経営の健全性・効率性について
平成29年度は経常収支比率が106%となり、費用抑制の効果が大きかった前年度とほぼ同値となりました。収支を前年度と比較すると、収益のうち営業収益は微減となった一方、営業外収益は増加し、収益全体ではほぼ同額となりました。費用は修繕費や固定資産除却費が増加した一方、人事異動により職員給与費が大幅に減額し、費用全体ではほぼ同額となり、費用抑制を維持することができました。流動比率は、健全な状況を保っています。
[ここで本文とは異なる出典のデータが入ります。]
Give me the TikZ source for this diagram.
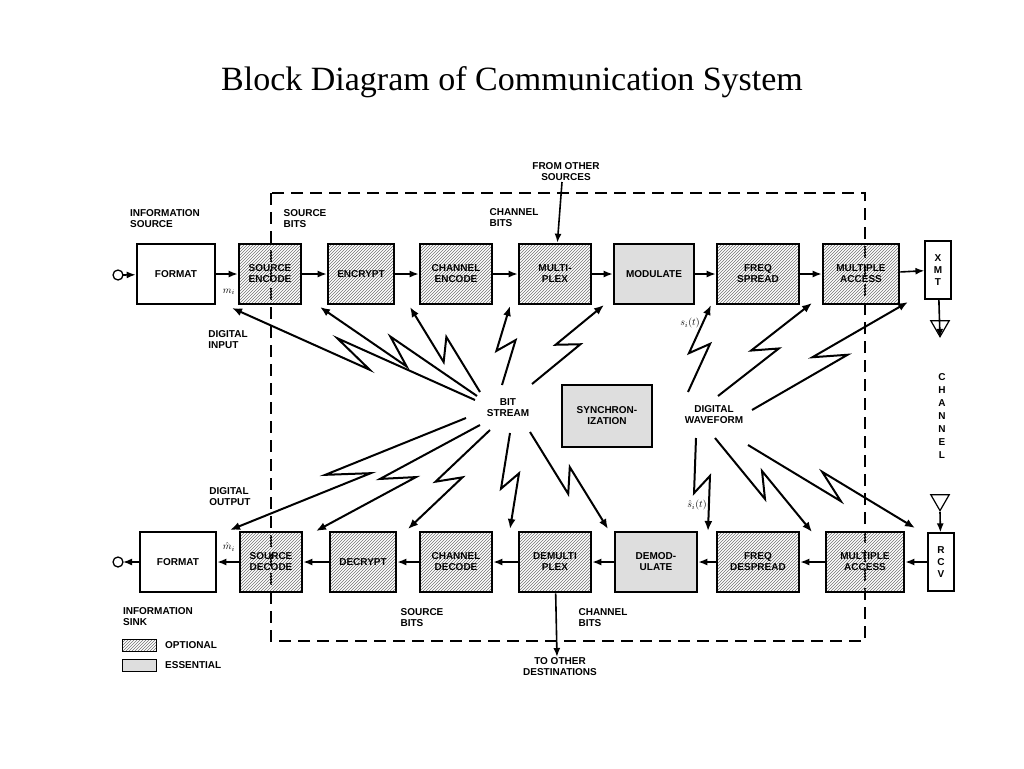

企業債残高対給水収益比率の上昇は、収益が減少傾向にあることと起債残高が上昇していることの二つの要因を持っています。将来へ負担を先送りしないように適正な水準を見極め、起債借入の抑制や繰上げ償還を検討していく必要があります。給水原価は、費用抑制により改善した前年度とほぼ同値となりました。今後は、費用については大きな増減なく推移していく一方、年間有収水量は減少していく見込みのため、給水原価は増加推移していく見通しです。それに伴い料金回収率は減少推移が見込まれるため、今後も費用抑制に努めるとともに料金収入の向上を図る必要があります。施設利用率は、類似団体と比較し低い数値となっておりますが、営農用の新規利用で配水量が増加する見込みもあるなど、スペックダウンやダウンサイジングについては慎重に検討を進めていく必要があります。有収率は類似団体平均と比較して高い水準となっています。引き続き維持できるよう、施設の適切な維持管理に努めてまいります。
老朽化の状況について
有形固定資産減価償却率は上昇傾向にありますが、平均値と比較しても数値が小さいことから現有資産の多くは耐用年数を多く残している資産と判断できます。これは管路経年化率からも同様の傾向がみられるため、管路の老朽化は低い状況にあるといえます。現在の管渠更新は、市街地区の石綿セメント管の取替に重点を置いています。耐震性に難点があり、老朽化の著しい市街地区の石綿セメント管を更新していくことで、水道水の安定供給を目指しています。
全体総括
平成28年度に経営戦略を策定し、水道事業の経営方針を定め、事業環境の現状や将来予測を踏まえた投資・財政の計画〈収支計画〉を立てておりますが、その収支計画では今後10年間は黒字の見込みです。平成29年度の経営状況は、費用の抑制により各指標の数値が改善した前年度と同水準の数値を維持していますが、依然として料金収入が増加する見込みは薄いため、厳しい経営環境となっています。経営戦略を確実に実践し、検証と改善を繰り返すことで今後も安定した事業運営に努めていく必要があると考えています。